This work does not involve training; all methods are implemented during the inference phase. Seven open-source LLMs of size 7-9B are utilized to form 21 combinations. Gemma-2 27B is used as the Judge LLM.

Key Experimental Results

Main Results

Method Average Accuracy (%) Gain
Single-LLM (w/o rule-of-thumb) 49.4 -
Single-LLM (w/ rule-of-thumb) 66.9 +35.4%
Self-Reflection 68.9 +3.0%
Debate-Only (D) 76.3 +10.7%
Self-Reflect+Debate (S+D) 75.6 +9.7%
Oracle Model Selection 81.9 Upper Bound
Gemma-2 27B Single Model 79.2 Reference

Key Results: Debate-Only outperforms the single-model baseline in 20 out of 21 combinations.
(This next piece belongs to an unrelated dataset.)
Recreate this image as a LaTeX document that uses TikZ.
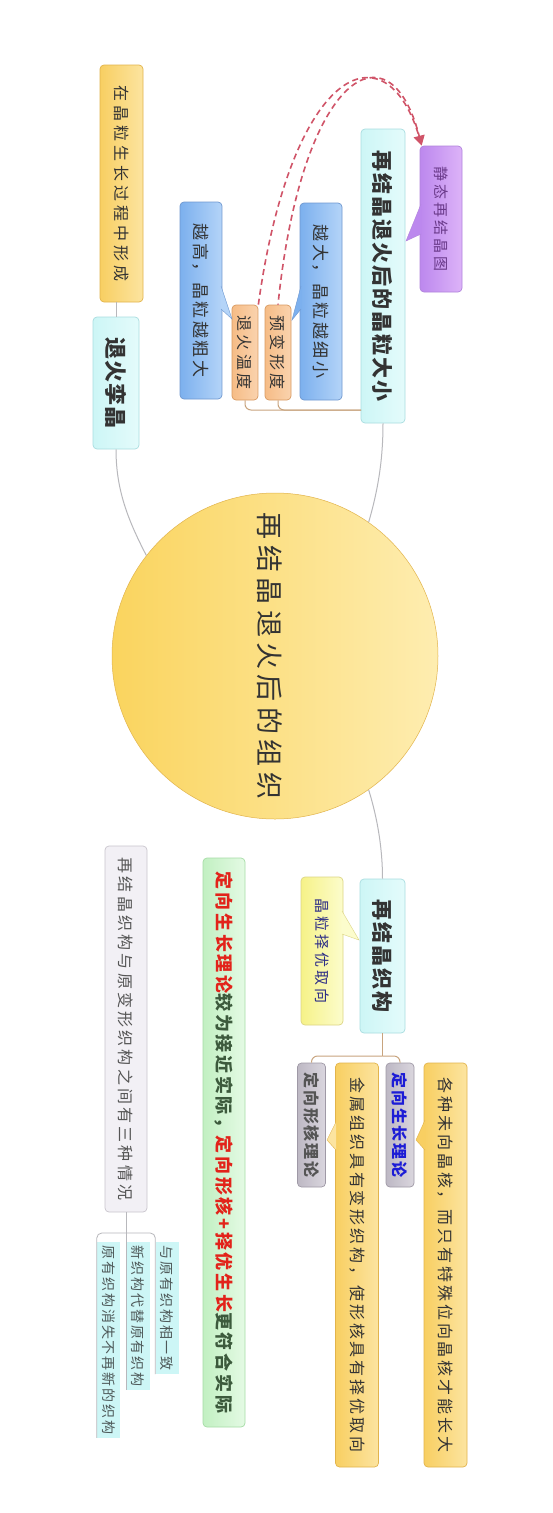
\documentclass[tikz,border=0pt]{standalone}
\usepackage{fontspec}
\setmainfont{Noto Sans CJK SC}
\usetikzlibrary{arrows.meta}
\definecolor{cyanA}{HTML}{CDF6F6}
\definecolor{cyanB}{HTML}{E4FBFB}
\definecolor{cyanD}{HTML}{A9DDE0}
\definecolor{goldA}{HTML}{F8CF62}
\definecolor{goldB}{HTML}{FCE4A0}
\definecolor{goldD}{HTML}{E2B44C}
\definecolor{peachA}{HTML}{F6BC86}
\definecolor{peachB}{HTML}{FAD3AE}
\definecolor{peachD}{HTML}{D89A62}
\definecolor{skyA}{HTML}{7CB0EE}
\definecolor{skyB}{HTML}{B4D4F8}
\definecolor{skyD}{HTML}{6F98D0}
\definecolor{lilacA}{HTML}{BC88EE}
\definecolor{lilacB}{HTML}{DDB3F8}
\definecolor{lilacD}{HTML}{B184DC}
\definecolor{lemonA}{HTML}{F6F288}
\definecolor{lemonB}{HTML}{FCFCCC}
\definecolor{lemonD}{HTML}{DCD584}
\definecolor{greyA}{HTML}{BDB8C4}
\definecolor{greyB}{HTML}{DAD6DE}
\definecolor{greyD}{HTML}{9F99A6}
\definecolor{mintA}{HTML}{C2F0C2}
\definecolor{mintB}{HTML}{E4FAE4}
\definecolor{mintD}{HTML}{A6DCA6}
\definecolor{mistA}{HTML}{F2F0F5}
\definecolor{mistD}{HTML}{C9C5CD}
\definecolor{sunA}{HTML}{FAD45E}
\definecolor{sunB}{HTML}{FEEDB0}
\definecolor{linkgrey}{HTML}{B8B8BC}
\definecolor{linktan}{HTML}{C8A47E}
\definecolor{arrowred}{HTML}{D05468}
\definecolor{inkdark}{HTML}{333333}
\definecolor{inkgrey}{HTML}{555555}
\definecolor{inkred}{HTML}{E2231A}
\definecolor{inkblue}{HTML}{1C1CD6}
\definecolor{inknavy}{HTML}{2E2E86}
\definecolor{inkgreen}{HTML}{3C5A3C}
\definecolor{inkplum}{HTML}{6A3A8A}
\definecolor{inkteal}{HTML}{4F5A5A}
\newcommand\fsz[2]{\fontsize{#1}{#1}\selectfont\addfontfeature{LetterSpace=#2}}
\begin{document}
\begin{tikzpicture}[x=1pt,y=-1pt,
    box/.style={rotate=-90,draw,rounded corners=4pt,inner sep=0pt,line width=0.7pt,text=inkdark},
    dims/.style 2 args={minimum width=#1,minimum height=#2},
    cyanbox/.style={box,draw=cyanD,left color=cyanA,right color=cyanB},
    goldbox/.style={box,draw=goldD,left color=goldA,right color=goldB},
    peachbox/.style={box,draw=peachD,left color=peachA,right color=peachB},
    skybox/.style={box,draw=skyD,left color=skyA,right color=skyB},
    lilacbox/.style={box,draw=lilacD,left color=lilacA,right color=lilacB,text=inkplum},
    lemonbox/.style={box,draw=lemonD,left color=lemonA,right color=lemonB,text=inknavy},
    greybox/.style={box,draw=greyD,left color=greyA,right color=greyB},
    mintbox/.style={box,draw=mintD,left color=mintA,right color=mintB,text=inkgreen},
    mistbox/.style={box,draw=mistD,fill=mistA,text=inkgrey},
    subbox/.style={rotate=-90,fill=cyanA,inner xsep=3pt,inner ysep=0pt,minimum height=23pt,anchor=west,text=inkteal},
    link/.style={draw=linkgrey,line width=1pt},
    tanlink/.style={draw=linktan,line width=1pt,rounded corners=6pt},
    jump/.style={arrowred,line width=1.6pt,dash pattern=on 6pt off 4pt}
  ]
  \useasboundingbox[fill=white] (0,0) rectangle (552,1513);

  \node[circle,draw=goldD,line width=0.5pt,left color=sunA,right color=sunB,minimum size=326pt,inner sep=0pt] (main) at (275,656) {};
  \node[rotate=-90,text=inkdark,font=\fsz{27}{20}] (title) at (270,656) {再结晶退火后的组织};

  \node[cyanbox,dims={132pt}{46pt},font=\bfseries\fsz{22}{6}] (twin) at (116,383) {退火孪晶};
  \node[goldbox,dims={237pt}{43pt},font=\fsz{16}{25}] (twinnote) at (121.5,183.5) {在晶粒生长过程中形成};

  \node[cyanbox,dims={294pt}{44pt},font=\bfseries\fsz{21}{10}] (size) at (383,276) {再结晶退火后的晶粒大小};
  \node[lilacbox,dims={146pt}{42pt},font=\fsz{15}{20}] (staticfig) at (441,219) {静态再结晶图};
  \node[peachbox,dims={95pt}{26pt},font=\fsz{16}{20}] (deform) at (278,352.5) {预变形度};
  \node[peachbox,dims={95pt}{26pt},font=\fsz{16}{20}] (anneal) at (245,352.5) {退火温度};
  \node[skybox,dims={197pt}{42pt},font=\fsz{17}{15}] (finer) at (321,301.5) {越大，晶粒越细小};
  \node[skybox,dims={197pt}{42pt},font=\fsz{17}{15}] (coarser) at (201,300.5) {越高，晶粒越粗大};

  \node[cyanbox,dims={154pt}{45pt},font=\bfseries\fsz{21}{10}] (texture) at (382.5,956) {再结晶织构};
  \node[lemonbox,dims={148pt}{42pt},font=\fsz{15}{20}] (prefer) at (322,951) {晶粒择优取向};
  \node[greybox,dims={124pt}{28pt},text=inkblue,font=\bfseries\fsz{16}{12}] (growth) at (400,1125) {定向生长理论};
  \node[greybox,dims={124pt}{28pt},text=inkgrey,font=\bfseries\fsz{16}{12}] (nucl) at (311.5,1125) {定向形核理论};
  \node[goldbox,dims={404pt}{43pt},font=\fsz{16}{18}] (growthnote) at (445.5,1265) {各种未向晶核，而只有特殊位向晶核才能长大};
  \node[goldbox,dims={404pt}{43pt},font=\fsz{16}{18}] (nuclnote) at (357,1265) {金属组织具有变形织构，使形核具有择优取向};

  \node[mintbox,dims={569pt}{42pt},font=\bfseries\fsz{18}{15}] (verdict) at (224,1142.5)
    {{\color{inkred}定向生长理论}较为接近实际，{\color{inkred}定向形核+择优生长}更符合实际};
  \node[mistbox,dims={366pt}{42pt},font=\fsz{16}{20}] (cases) at (126,1029) {再结晶织构与原变形织构之间有三种情况};
  \node[subbox,font=\fsz{14}{14}] (same) at (167,1242) {与原有织构相一致};
  \node[subbox,font=\fsz{14}{14}] (replace) at (138,1242) {新织构代替原有织构};
  \node[subbox,font=\fsz{14}{14}] (vanish) at (108.5,1242) {原有织构消失不再新的织构};

  \draw[draw=lilacD,fill=lilacA] (421,204) -- (406,241) -- (421,234);
  \draw[draw=skyD,fill=skyA] (301,286) -- (292,320) -- (301,309);
  \draw[draw=skyD,fill=skyB] (221,286) -- (232,319) -- (221,309);
  \draw[draw=lemonD,fill=lemonB] (342,911) -- (359,940) -- (342,934);
  \draw[draw=goldD,fill=goldA] (425,1120) -- (416,1140) -- (425,1150);
  \draw[draw=goldD,fill=goldB] (336,1122) -- (327,1140) -- (336,1150);

  \draw[link] (main.142) .. controls (128,520) and (116,490) .. (twin.east);
  \draw[link] (twin.west) -- (twin.west |- twinnote.east);
  \draw[link] (main.55) .. controls (378,490) and (383,460) .. (size.east);
  \draw[link] (main.-55) .. controls (378,820) and (382.5,850) .. (texture.west);

  \coordinate (szj) at (361,410);
  \draw[tanlink] (szj) -- (anneal.east |- szj) -- (anneal.east);
  \draw[tanlink] (szj) -- (deform.east |- szj) -- (deform.east);

  \coordinate (txj) at (382.5,1056);
  \draw[tanlink] (texture.east) -- (txj);
  \draw[tanlink] (txj) -- (growth.west |- txj) -- (growth.west);
  \draw[tanlink] (txj) -- (nucl.west |- txj) -- (nucl.west);

  \coordinate (csj) at (126,1233);
  \draw[link,line width=0.8pt] (cases.east) -- (replace.south west |- cases.east) -- (replace.south east);
  \draw[link,line width=0.8pt,rounded corners=5pt] (csj) -- (same.south west |- csj) -- (same.south east);
  \draw[link,line width=0.8pt,rounded corners=5pt] (csj) -- (vanish.south west |- csj) -- (vanish.south east);

  \draw[jump] (anneal.north west) .. controls (292,62) and (390,22) .. ([xshift=2pt]staticfig.south west);
  \draw[jump,dash phase=5pt,-{Triangle[length=10pt,width=11pt]}] (deform.west) .. controls (302,72) and (390,22) .. ([xshift=2pt]staticfig.south west);
\end{tikzpicture}
\end{document}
The best combination (LLaMA-3+Gemma-2) achieves 79.7%, matching the single-model performance of the 27B judge model.

Ablation Study

Configuration Key Performance Description
Debate-Only Individual Gain 19/21 combinations outperform single model Average improvement of 7.05%
S+D Individual Gain 14/21 combinations outperform single model Effect is less consistent than Debate-Only
Post-Debate Adjudication > Individual 11/21 Adjudication strategies have room for improvement
Gemma-2+EXAONE-3 (S+D) 80.4% Outperforms the judge model acting alone

Key Findings

  • Decision Dynamics Analysis: The two agents often disagree during the initial stage, but the debate effectively guides revisions, with most revisions converging toward the correct answer.
  • Cultural Group Equity: Multi-agent debate achieves the highest cross-cultural group parity among all strategies, particularly benefiting underrepresented cultural groups (e.g., Afro-Islamic culture parity improved from 0.84 to 0.92).
  • Model Preference Differences: Yi-1.5 and Aya-23 tend to favor self-reflect, whereas other models prefer debate; this is correlated with the training characteristics and language coverage of each model.

Highlights & Insights

  • Quantitative Validation of Multi-Model Complementarity: Oracle experiments prove that different LLMs possess complementary advantages across various cultures (upper bound of 81.9% vs. 70.7% for the best single model), providing a strong motivation for multi-agent methods.
  • Small Models Challenging Large Models: 7-9B models achieve the performance of 27B models through debate, showing that collaborative reasoning can bridge the model scale gap—an insight that can transfer to other tasks requiring multi-perspective reasoning.
  • Equity as a First-Class Citizen: Rather than just optimizing overall accuracy, the study explicitly optimizes parity among groups, which is a valuable practice for fairness research in NLP.

Limitations & Future Work

  • Evaluation is restricted to the NormAd-eti benchmark, lacking validation on other cultural or moral reasoning tasks.
  • The adjudication strategy is relatively simple (utilizing a fixed judge LLM); more sophisticated adjudication (e.g., weighted voting, confidence-based) might yield further improvements.
  • Only single-round debates have been explored; the effectiveness of multi-round debates warrants deeper investigation.
  • All evaluated models are primarily English-centric instruction-tuned models, leaving their effectiveness in non-English cultural scenarios questionable.
  • vs CulturePark: CulturePark utilizes multi-agent simulation to generate cultural data for training, whereas ours utilizes multi-agent debate directly during inference to enhance cultural alignment without requiring additional training.
  • vs Du et al. (Society of Minds): Their multi-agent debate is primarily applied to factuality and reasoning tasks, while this work is the first to apply it to cultural alignment and introduces the parity metric.

Rating

  • Novelty: ⭐⭐⭐ While multi-agent debate is not a new framework, applying it to cultural alignment and equity analysis is novel.
  • Experimental Thoroughness: ⭐⭐⭐⭐ Evaluated with 21 combinations across 7 models with detailed analysis, but limited to a single dataset.
  • Writing Quality: ⭐⭐⭐⭐ Clear structure and intuitive figures.
  • Value: ⭐⭐⭐ Validates the effectiveness of multi-agent collaboration in cultural alignment scenarios, offering practical reference value.